Michael Fuller, Redemption in Wagner: The Case of Senta
Michael Fuller, Redemption in Wagner: The Case of Senta
March 2020, Volume 14, Number 1, 4–15.
It is a striking fact that in the mature works of Richard Wagner all but one of the main heroines dies shortly before, at, or soon after, the final curtain. Senta, Elisabeth, Elsa, Isolde, Sieglinde, Brünnhilde and Kundry all breathe their last in this way, the only heroine who (we may assume) survives for long past the end of a Wagnerian drama being Eva. Why is this? What do the deaths of these women achieve? A key word often heard in this context is ‘redemption’: these women’s deaths are in some way redemptive. Eva Rieger notes in her study Richard Wagner’s Women that Wagner treats the theme of redemption ‘in an almost obsessive manner.
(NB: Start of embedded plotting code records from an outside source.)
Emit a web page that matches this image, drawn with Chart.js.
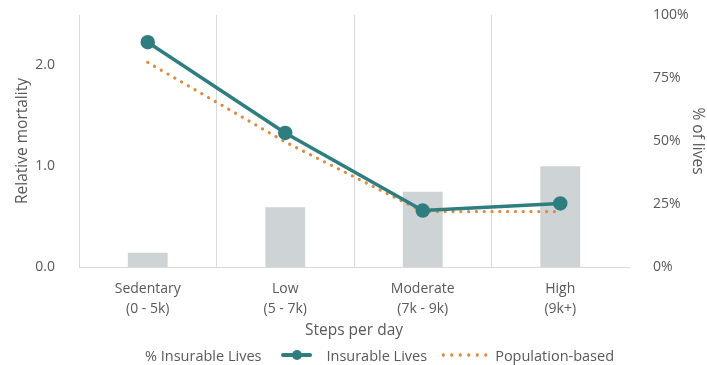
<!DOCTYPE html>
<html>
<head>
<meta charset="utf-8">
<script src="https://cdn.jsdelivr.net/npm/chart.js@4"></script>
<style>
  body { margin: 0; background: #fff; }
  #wrap { position: relative; width: 707px; height: 365px; }
  #legend {
    position: absolute; left: 145px; top: 345px; height: 20px;
    display: flex; align-items: center;
    font-family: "Open Sans", sans-serif; font-size: 14.5px; color: #595959;
    white-space: nowrap;
  }
  .teal { position: relative; width: 31px; height: 4px; background: #2E7E80; margin: 0 14px 0 20px; border-radius: 2px; }
  .teal::after { content: ""; position: absolute; left: 11px; top: -3.5px; width: 10px; height: 10px; border-radius: 50%; background: #2E7E80; }
  .dots { width: 52px; height: 4px; margin: 0 4px 0 12px;
    background-image: radial-gradient(circle, #E08A3C 1.5px, transparent 1.9px);
    background-size: 8.5px 4px; }
</style>
</head>
<body>
<div id="wrap">
  <canvas id="chart" width="707" height="365"></canvas>
  <div id="legend">
    <span>% Insurable Lives</span>
    <span class="teal"></span>
    <span>Insurable Lives</span>
    <span class="dots"></span>
    <span>Population-based</span>
  </div>
</div>
<script>
// data
const categories = [['Sedentary', '(0 - 5k)'], ['Low', '(5 - 7k)'], ['Moderate', '(7k - 9k)'], ['High', '(9k+)']];
const pctInsurableLives = [5.7, 23.7, 29.9, 40];
const insurableLives = [2.23, 1.33, 0.56, 0.63];
const populationBased = [2.03, 1.24, 0.55, 0.55];
const leftTicks = [0, 1, 2];
const rightTicks = [0, 25, 50, 75, 100];

const gray = '#595959';
const lineGray = '#D9D9D9';
const font = { family: 'Open Sans', size: 14 };
const titleFont = { family: 'Open Sans', size: 15.5 };

// y axes: fixed width, no extra top/bottom padding from the tick labels
function fixY(width) {
    return s => {
        s.width = width;
        s.paddingTop = 0;
        s.paddingBottom = 0;
    };
}

const canvas = document.querySelector('#chart');

new Chart(canvas.getContext('2d'), {
    type: 'bar',
    data: {
        labels: categories,
        datasets: [
            {
                type: 'line',
                label: 'Insurable Lives',
                data: insurableLives,
                yAxisID: 'y',
                borderColor: '#2E7E80',
                backgroundColor: '#2E7E80',
                borderWidth: 3.5,
                pointRadius: 5.5,
                pointHoverRadius: 5.5,
                order: 0
            },
            {
                type: 'line',
                label: 'Population-based',
                data: populationBased,
                yAxisID: 'y',
                borderColor: '#E08A3C',
                borderWidth: 3.2,
                borderDash: [0.1, 7.7],
                borderCapStyle: 'round',
                pointRadius: 0,
                order: 1
            },
            {
                type: 'bar',
                label: '% Insurable Lives',
                data: pctInsurableLives,
                yAxisID: 'y1',
                backgroundColor: '#CED4D5',
                categoryPercentage: 1,
                barPercentage: 0.29,
                order: 2
            }
        ]
    },
    options: {
        responsive: false,
        animation: false,
        layout: { padding: { top: 15, left: 0, right: 0, bottom: 25 } },
        plugins: { legend: { display: false }, tooltip: { enabled: false } },
        scales: {
            x: {
                offset: true,
                grid: {
                    offset: true,
                    drawTicks: false,
                    color: ctx => ctx.index === undefined ? 'rgba(0,0,0,0)' : lineGray
                },
                border: { display: true, color: lineGray },
                ticks: { color: gray, font: { ...font, lineHeight: 1.43 }, padding: 12, maxRotation: 0 },
                title: { display: true, text: 'Steps per day', color: gray, font: titleFont, padding: 0 },
                afterFit: s => { s.height = 73; }
            },
            y: {
                position: 'left',
                min: 0,
                max: 2.5,
                afterBuildTicks: s => { s.ticks = leftTicks.map(v => ({ value: v })); },
                ticks: { color: gray, font, padding: 16, callback: v => v.toFixed(1) },
                grid: { display: false },
                border: { display: false },
                title: { display: true, text: 'Relative mortality', color: gray, font: titleFont, padding: { top: 13 } },
                afterFit: fixY(79)
            },
            y1: {
                position: 'right',
                min: 0,
                max: 100,
                afterBuildTicks: s => { s.ticks = rightTicks.map(v => ({ value: v })); },
                ticks: { color: gray, font, padding: 16, callback: v => v + '%' },
                grid: { display: false },
                border: { display: false },
                title: { display: true, text: '% of lives', color: gray, font: titleFont, padding: 0 },
                afterFit: fixY(78)
            }
        }
    }
});
</script>
</body>
</html>
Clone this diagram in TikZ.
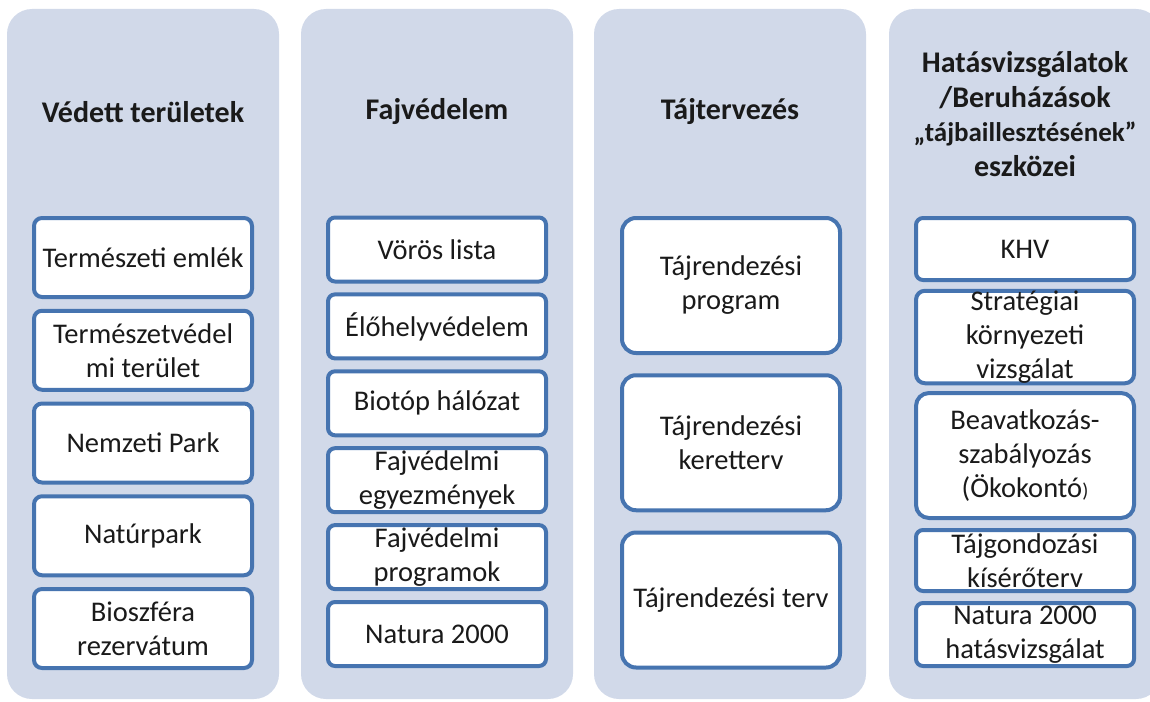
\documentclass[tikz,border=0pt]{standalone}
\usepackage{fontspec}
\setmainfont{Carlito}
\usepackage{xcolor}
\definecolor{colfill}{HTML}{D1D9E9}
\definecolor{boxline}{HTML}{4674B0}
\definecolor{inktext}{HTML}{1A1A1A}
\tikzset{
  colbg/.style={fill=colfill, draw=none, rounded corners=25pt},
  coltitle/.style={align=center, text=inktext, font=\fontsize{30}{34.5}\selectfont\bfseries},
  itembox/.style={draw=boxline, line width=4pt, fill=white, rounded corners=8pt,
    minimum width=218pt, inner sep=0pt, align=center, text=inktext,
    font=\fontsize{28.5}{34}\selectfont},
}
\begin{document}
\begin{tikzpicture}[x=1pt,y=-1pt]
  \useasboundingbox (0,0) rectangle (1150,701);
  \clip (0,0) rectangle (1150,701);

  \draw[colbg] (7,9) rectangle (279,699);
  \draw[colbg] (301,9) rectangle (573,699);
  \draw[colbg] (594,9) rectangle (866,699);
  \draw[colbg] (889,9) rectangle (1161,699);

  \node[coltitle] (t1) at (143,112) {Védett területek};
  \node[coltitle] (t2) at (437,112) {Fajvédelem};
  \node[coltitle] (t3) at (730,112) {Tájtervezés};
  \node[coltitle] (t4) at (1025,114) {Hatásvizsgálatok\\/Beruházások\\{\fontsize{27}{34.5}\selectfont„tájbaillesztésének”}\\eszközei};

  \node[itembox, minimum height=79pt] (v1) at (143,257.5) {Természeti emlék};
  \node[itembox, minimum height=79pt] (v2) at (143,350.25) {Természetvédel\\mi terület};
  \node[itembox, minimum height=79pt] (v3) at (143,443) {Nemzeti Park};
  \node[itembox, minimum height=79pt] (v4) at (143,535.75) {Natúrpark};
  \node[itembox, minimum height=79pt] (v5) at (143,628.5) {Bioszféra\\rezervátum};

  \node[itembox, minimum height=64pt, rounded corners=7pt] (f1) at (437,249.5) {Vörös lista};
  \node[itembox, minimum height=64pt, rounded corners=7pt] (f2) at (437,326.4) {Élőhelyvédelem};
  \node[itembox, minimum height=64pt, rounded corners=7pt] (f3) at (437,403.3) {Biotóp hálózat};
  \node[itembox, minimum height=64pt, rounded corners=7pt] (f4) at (437,480.2) {Fajvédelmi\\egyezmények};
  \node[itembox, minimum height=64pt, rounded corners=7pt] (f5) at (437,557.1) {Fajvédelmi\\programok};
  \node[itembox, minimum height=64pt, rounded corners=7pt] (f6) at (437,634) {Natura 2000};

  \node[itembox, minimum height=135pt, rounded corners=14pt] (j1) at (731,285.5) {Tájrendezési\\program};
  \node[itembox, minimum height=135pt, rounded corners=14pt] (j2) at (731,442.75) {Tájrendezési\\keretterv};
  \node[itembox, minimum height=135pt, rounded corners=14pt] (j3) at (731,600) {Tájrendezési terv};

  \node[itembox, minimum height=62pt, rounded corners=7pt] (h1) at (1025,249) {KHV};
  \node[itembox, minimum height=90pt, rounded corners=9pt] (h2) at (1025,337) {Stratégiai\\környezeti\\vizsgálat};
  \node[itembox, minimum height=125pt, rounded corners=13pt] (h3) at (1025,455.5) {Beavatkozás-\\szabályozás\\(Ökokontó{\fontsize{20}{24}\selectfont)}};
  \node[itembox, minimum height=61pt, rounded corners=7pt] (h4) at (1025,560.5) {Tájgondozási\\kísérőterv};
  \node[itembox, minimum height=63pt, rounded corners=7pt] (h5) at (1025,634.5) {Natura 2000\\hatásvizsgálat};
\end{tikzpicture}
\end{document}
We find it in all its possible forms, yet with one constant: it is always the woman who gives herself up for the man.’ As W.H. Auden memorably expressed it, in Wagner’s work ‘Woman, passive as in dreams/Redeems, redeems, redeems, redeems’.
However, it transpires that, pace Rieger and Auden, the word ‘redemption’ is not always the most appropriate term to use in this context.